In the end, one player's infected toenail was coming off and the other felt "almost dead" and couldn't feel her ankle.

"I left all I had out there," said Lauren Davis, whose father, a cardiologist, probably knows his child has a strong heart.

"I gave everything I had today," said Simona Halep, who has been on painkillers after a twisted ankle in the first round. It was a miracle they could talk at all after three hours and 44 minutes of sparring.

In the end, Halep, leaning on experience, won 4-6, 6-4, 15-13, saving three consecutive match points at 10-11 and serving out the match only on her fourth attempt and dancing on a tightrope between catastrophe and champion.

Once a mentally uncertain player, Halep insists she is a tougher, more resistant athlete and said with an impeccable honesty: "I think in the past I wouldn't have fought that hard. Maybe when she had the match balls, maybe I would have lost it." This time she fought and earned the hot chocolate she craved.

In the end it was a paean to fitness and fleet-footedness and a sweaty hymn in praise of small players everywhere. In an Amazonian age the game also belongs to the diminutive and in a muscular world here were two players moving like a sharp breeze across the baseline. Little girls everywhere need all sizes of role models.

Davis said she "always looked up to" Halep, and this is a case of the literal (the American is a mere 1.57m, the Romanian 1.68m) and the figurative. "She's super agile and dynamic around the court," Davis said. "That's exactly how I play." Halep merely smiled and replied: "Finally I had a shorter opponent than me."

Both women should be sponsored by battery companies: They never run out of effort. Neither has an imposing serve - four aces and two service winners between them in 303 points - and so breaks were numerous (nine in the third set itself) and miles had to be run.

Both were also involved, as tennis players often are, in multiple ventures all at once: proving their tennis superiority to each other and proving they were changed people to themselves.

Davis, like many players, can be over-critical of herself and took us on a brief journey into the tennis player's brain: "We look at failure as a negative, and say you miss a shot by an inch and you do everything right. A lot of people consider that as a failure. But looking at it, like you did everything right for the most part, it's all about changing the way to see things and changing your perspective."

Certainly she, soaked in aggression and hitting short backhands cross-court with a poetic precision, changed the way we see her, for she did not look 75 ranking places, almost US$19 million (S$25 million) of prize money and 15 titles fewer than Halep. For a single, sublime day she was almost as good as the best player in the world.

In the end, the match was an ode to tennis. What we mostly want, it had: no talk of heat, no tantrum, nothing but drama, rallies, speed, angle, honesty, compliments, guts and a third set where both women forgot tactics, match-plans, over-thinking and just dug deep, responding to some primitive and beautiful instinct to survive.

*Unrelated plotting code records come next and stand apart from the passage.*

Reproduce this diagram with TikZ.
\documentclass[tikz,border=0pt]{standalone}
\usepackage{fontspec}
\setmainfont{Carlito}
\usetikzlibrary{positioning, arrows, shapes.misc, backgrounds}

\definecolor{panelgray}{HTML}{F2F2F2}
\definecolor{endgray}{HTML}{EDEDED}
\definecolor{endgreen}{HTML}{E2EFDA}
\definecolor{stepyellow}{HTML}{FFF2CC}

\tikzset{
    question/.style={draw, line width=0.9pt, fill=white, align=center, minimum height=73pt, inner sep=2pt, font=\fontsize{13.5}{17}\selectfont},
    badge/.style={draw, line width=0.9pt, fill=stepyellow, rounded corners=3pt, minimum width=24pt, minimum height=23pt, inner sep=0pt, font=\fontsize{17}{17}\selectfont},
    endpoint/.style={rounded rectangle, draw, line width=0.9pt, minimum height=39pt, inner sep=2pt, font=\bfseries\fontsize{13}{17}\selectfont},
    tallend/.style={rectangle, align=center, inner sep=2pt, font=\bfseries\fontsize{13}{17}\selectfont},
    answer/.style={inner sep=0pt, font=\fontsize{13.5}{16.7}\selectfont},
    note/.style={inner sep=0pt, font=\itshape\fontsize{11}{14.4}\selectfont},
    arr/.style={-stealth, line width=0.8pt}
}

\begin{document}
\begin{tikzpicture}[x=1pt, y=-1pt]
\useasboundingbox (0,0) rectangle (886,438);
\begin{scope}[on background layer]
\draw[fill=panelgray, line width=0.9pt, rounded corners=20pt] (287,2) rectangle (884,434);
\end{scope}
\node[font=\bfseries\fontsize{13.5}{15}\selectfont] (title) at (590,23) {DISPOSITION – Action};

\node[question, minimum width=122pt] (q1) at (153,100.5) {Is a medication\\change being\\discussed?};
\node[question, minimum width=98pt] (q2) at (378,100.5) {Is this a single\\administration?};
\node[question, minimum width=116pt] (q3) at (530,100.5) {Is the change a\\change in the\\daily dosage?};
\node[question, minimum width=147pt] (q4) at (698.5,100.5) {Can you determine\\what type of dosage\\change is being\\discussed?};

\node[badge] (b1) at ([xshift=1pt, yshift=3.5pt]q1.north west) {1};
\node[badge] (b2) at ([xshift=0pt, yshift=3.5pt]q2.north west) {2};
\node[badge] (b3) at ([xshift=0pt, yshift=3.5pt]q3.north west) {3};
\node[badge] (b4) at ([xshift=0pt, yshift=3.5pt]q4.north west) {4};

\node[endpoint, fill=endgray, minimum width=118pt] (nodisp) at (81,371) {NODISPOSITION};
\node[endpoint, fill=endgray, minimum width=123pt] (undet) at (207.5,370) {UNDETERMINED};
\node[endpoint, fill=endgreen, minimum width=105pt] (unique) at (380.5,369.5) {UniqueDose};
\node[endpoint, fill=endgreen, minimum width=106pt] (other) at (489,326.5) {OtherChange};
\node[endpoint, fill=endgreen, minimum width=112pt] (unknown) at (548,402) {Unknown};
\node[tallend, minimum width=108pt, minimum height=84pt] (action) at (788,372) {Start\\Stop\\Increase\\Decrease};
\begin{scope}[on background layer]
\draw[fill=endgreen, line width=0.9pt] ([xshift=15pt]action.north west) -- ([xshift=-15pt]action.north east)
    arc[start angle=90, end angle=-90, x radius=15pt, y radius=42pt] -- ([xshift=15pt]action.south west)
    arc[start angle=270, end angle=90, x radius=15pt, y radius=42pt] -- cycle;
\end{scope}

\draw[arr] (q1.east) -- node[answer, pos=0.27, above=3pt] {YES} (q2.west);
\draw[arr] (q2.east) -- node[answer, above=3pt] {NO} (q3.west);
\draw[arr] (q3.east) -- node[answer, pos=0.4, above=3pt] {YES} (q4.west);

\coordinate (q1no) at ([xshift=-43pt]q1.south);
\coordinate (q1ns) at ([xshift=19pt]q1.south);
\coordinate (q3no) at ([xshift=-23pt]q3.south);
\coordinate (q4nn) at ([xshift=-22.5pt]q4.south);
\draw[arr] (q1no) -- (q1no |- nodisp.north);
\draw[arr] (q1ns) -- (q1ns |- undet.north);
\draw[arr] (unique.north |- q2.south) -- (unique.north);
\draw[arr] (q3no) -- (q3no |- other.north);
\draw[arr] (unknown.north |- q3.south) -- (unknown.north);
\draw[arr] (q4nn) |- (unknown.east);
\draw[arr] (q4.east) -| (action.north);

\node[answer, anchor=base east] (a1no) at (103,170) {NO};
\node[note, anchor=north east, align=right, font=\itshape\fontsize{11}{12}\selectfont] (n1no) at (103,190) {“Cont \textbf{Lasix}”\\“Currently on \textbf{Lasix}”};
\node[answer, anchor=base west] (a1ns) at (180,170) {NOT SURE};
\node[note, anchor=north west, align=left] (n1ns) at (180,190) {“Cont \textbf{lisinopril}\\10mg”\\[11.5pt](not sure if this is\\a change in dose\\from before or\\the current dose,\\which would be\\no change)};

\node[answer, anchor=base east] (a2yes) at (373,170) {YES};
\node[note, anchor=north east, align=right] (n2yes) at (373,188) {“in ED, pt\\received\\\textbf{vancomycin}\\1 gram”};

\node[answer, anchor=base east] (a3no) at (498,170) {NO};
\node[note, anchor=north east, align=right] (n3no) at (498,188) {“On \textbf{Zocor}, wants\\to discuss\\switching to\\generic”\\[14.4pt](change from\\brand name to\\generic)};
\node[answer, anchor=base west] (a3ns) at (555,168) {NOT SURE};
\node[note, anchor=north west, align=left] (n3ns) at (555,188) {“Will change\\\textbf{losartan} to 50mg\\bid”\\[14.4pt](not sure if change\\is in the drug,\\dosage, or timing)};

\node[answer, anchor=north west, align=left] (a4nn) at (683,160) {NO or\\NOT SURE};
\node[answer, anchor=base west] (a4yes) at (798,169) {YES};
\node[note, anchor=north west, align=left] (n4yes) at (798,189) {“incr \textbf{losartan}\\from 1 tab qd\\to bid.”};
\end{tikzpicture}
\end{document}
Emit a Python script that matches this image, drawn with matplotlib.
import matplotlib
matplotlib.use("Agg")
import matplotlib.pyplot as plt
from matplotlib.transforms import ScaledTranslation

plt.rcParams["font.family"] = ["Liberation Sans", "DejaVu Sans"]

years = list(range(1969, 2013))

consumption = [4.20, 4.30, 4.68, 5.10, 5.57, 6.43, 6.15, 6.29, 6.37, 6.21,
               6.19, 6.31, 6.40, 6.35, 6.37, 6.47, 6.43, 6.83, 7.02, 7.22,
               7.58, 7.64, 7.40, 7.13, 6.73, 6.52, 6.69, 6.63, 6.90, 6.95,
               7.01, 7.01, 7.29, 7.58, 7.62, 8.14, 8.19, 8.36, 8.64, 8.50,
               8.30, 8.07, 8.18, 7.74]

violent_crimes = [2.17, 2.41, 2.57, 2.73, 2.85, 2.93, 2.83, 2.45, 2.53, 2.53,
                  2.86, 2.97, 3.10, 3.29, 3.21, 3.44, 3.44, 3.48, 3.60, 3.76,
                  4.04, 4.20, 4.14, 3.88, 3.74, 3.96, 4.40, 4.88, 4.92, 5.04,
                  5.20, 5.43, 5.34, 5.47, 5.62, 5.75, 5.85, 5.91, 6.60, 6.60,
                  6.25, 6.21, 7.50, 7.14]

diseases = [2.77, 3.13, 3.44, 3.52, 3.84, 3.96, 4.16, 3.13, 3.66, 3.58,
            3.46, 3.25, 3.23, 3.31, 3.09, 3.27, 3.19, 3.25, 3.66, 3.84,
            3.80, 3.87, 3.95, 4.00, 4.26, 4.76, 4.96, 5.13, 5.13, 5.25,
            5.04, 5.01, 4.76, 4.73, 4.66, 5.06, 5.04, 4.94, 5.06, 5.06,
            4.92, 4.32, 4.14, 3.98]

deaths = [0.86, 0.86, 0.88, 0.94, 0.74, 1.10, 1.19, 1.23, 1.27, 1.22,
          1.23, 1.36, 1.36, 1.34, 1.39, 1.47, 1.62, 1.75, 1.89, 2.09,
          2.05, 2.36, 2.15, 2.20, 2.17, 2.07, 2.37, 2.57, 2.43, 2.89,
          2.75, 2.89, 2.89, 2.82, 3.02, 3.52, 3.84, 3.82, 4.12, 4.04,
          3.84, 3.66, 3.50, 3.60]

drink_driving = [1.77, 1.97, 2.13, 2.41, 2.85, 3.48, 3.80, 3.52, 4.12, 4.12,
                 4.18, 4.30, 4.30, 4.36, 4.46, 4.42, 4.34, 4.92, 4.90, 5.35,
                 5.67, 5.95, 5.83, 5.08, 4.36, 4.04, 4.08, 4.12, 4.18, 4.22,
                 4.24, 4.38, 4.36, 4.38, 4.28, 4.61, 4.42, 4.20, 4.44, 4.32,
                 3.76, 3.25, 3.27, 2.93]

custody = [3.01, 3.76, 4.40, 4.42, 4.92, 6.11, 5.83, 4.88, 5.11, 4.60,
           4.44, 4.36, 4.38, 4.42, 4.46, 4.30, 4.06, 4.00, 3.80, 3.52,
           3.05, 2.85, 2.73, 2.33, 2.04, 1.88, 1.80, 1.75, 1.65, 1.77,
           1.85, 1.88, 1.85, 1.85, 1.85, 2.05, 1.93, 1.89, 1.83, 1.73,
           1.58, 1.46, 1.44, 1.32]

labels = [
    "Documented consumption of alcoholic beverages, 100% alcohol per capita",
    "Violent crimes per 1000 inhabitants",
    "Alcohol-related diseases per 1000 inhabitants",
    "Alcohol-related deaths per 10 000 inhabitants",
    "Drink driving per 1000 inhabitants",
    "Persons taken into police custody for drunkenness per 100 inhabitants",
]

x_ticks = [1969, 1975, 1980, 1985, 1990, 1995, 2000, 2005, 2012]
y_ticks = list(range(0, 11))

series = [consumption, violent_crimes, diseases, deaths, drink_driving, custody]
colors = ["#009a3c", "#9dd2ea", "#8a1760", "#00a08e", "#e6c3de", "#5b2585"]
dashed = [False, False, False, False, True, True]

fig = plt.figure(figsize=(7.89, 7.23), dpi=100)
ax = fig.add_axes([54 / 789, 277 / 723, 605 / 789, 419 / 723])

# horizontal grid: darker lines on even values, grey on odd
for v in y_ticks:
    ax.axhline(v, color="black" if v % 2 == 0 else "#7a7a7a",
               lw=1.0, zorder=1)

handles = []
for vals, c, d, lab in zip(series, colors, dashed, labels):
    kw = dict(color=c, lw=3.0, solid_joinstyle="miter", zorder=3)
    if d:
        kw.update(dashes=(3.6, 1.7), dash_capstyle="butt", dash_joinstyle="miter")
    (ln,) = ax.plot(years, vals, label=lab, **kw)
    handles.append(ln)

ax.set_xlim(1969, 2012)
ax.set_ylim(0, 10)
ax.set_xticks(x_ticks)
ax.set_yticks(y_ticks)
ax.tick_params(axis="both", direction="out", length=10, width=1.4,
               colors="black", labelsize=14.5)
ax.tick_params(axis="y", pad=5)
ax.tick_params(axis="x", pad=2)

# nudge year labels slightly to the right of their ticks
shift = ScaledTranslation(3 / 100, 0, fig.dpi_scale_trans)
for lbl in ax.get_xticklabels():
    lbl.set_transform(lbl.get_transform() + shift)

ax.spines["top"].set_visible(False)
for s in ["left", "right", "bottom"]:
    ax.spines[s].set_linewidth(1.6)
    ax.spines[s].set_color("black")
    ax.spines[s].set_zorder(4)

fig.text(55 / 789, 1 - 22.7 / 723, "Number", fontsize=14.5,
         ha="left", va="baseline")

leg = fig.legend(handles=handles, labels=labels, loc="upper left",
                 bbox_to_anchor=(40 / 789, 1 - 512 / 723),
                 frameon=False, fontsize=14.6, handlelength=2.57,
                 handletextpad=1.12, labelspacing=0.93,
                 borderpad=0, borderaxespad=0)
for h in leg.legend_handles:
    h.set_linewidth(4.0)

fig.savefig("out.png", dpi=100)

"I got to the point where I was so tired where I just told myself to swing and move," said Davis. Added Halep of the three match points she faced: "You just go there and hit like without thinking."

Davis left with no recrimination but only a "ton of positives". Halep stays with a damaged ankle and an intact sense of humour. Asked about her thoughts on her next match, she said lightly: "You still want me think about tennis now?"

Then she smiled and, as always, she answered. In the end, this was a fitting advertisement for a sport. A world No. 1 who hadn't run out of gas or of grace.